> **EXERCISE REQUIREMENTS**
Leaving out every picture, copy the lines of the data exactly, from the first through the line containing "plt.rcParams['font.family'] = ['Roboto', 'DejaVu".

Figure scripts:
=====

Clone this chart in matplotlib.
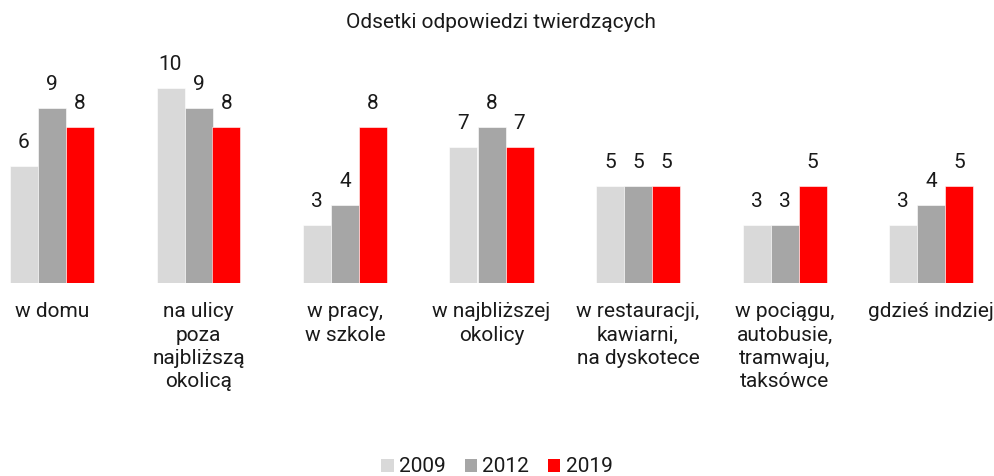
import numpy as np
import matplotlib
matplotlib.use("Agg")
import matplotlib.pyplot as plt
from matplotlib.patches import Patch

plt.rcParams['font.family'] = ['Roboto', 'DejaVu Sans']

categories = ["w domu", "na ulicy\npoza\nnajbliższą\nokolicą", "w pracy,\nw szkole",
              "w najbliższej\nokolicy", "w restauracji,\nkawiarni,\nna dyskotece",
              "w pociągu,\nautobusie,\ntramwaju,\ntaksówce", "gdzieś indziej"]
years = ["2009", "2012", "2019"]
v2009 = [6, 10, 3, 7, 5, 3, 3]
v2012 = [9, 9, 4, 8, 5, 3, 4]
v2019 = [8, 8, 8, 7, 5, 5, 5]
colors = ["#d9d9d9", "#a6a6a6", "#ff0000"]

txt = '#1a1a1a'
fig = plt.figure(figsize=(9.95, 4.76), dpi=100)
# baseline at y=283px, first group centre at x=52px, spacing 146.5px
ax = fig.add_axes([0, (476 - 283) / 476, 1, (283 - 40) / 476])
ax.set_xlim(-52 / 146.5, (995 - 52) / 146.5)
ax.set_ylim(0, (283 - 40) / 19.5)

x = np.arange(len(categories))
w = 28 / 146.5
for k, (vals, c) in enumerate(zip([v2009, v2012, v2019], colors)):
    bars = ax.bar(x + (k - 1) * w, vals, w, color=c, edgecolor='white', linewidth=0.4)
    for b, v in zip(bars, vals):
        ax.annotate(str(v), (b.get_x() + b.get_width() / 2, v), xytext=(0, 10),
                    textcoords='offset points', ha='center', va='bottom',
                    fontsize=15, color=txt)

ax.set_xticks(x)
ax.set_xticklabels(categories, fontsize=15, color=txt, linespacing=1.28, va='top')
ax.tick_params(axis='x', length=0, pad=14)
ax.set_yticks([])
for s in ax.spines.values():
    s.set_visible(False)

fig.text(501 / 995, 1 - 22 / 476, "Odsetki odpowiedzi twierdzących", ha='center', va='center',
         fontsize=15, color=txt)

handles = [Patch(facecolor=c, edgecolor='none') for c in colors]
fig.legend(handles, years, loc='center', bbox_to_anchor=(497 / 995, 1 - 467 / 476), ncol=3,
           frameon=False, fontsize=15, handlelength=0.6, handleheight=0.6,
           handletextpad=0.25, columnspacing=0.9, labelcolor=txt,
           borderpad=0, borderaxespad=0)

fig.savefig("out.png", dpi=100)
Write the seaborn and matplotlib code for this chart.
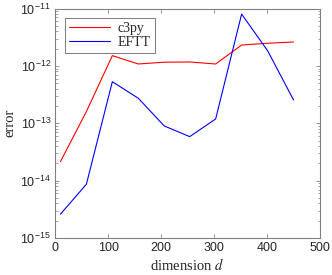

=====

> **CORRECT ANSWER**
Clone this chart in matplotlib.
import numpy as np
import matplotlib
matplotlib.use("Agg")
import matplotlib.pyplot as plt
from matplotlib.patches import Patch

plt.rcParams['font.family'] = ['Roboto', 'DejaVu Sans']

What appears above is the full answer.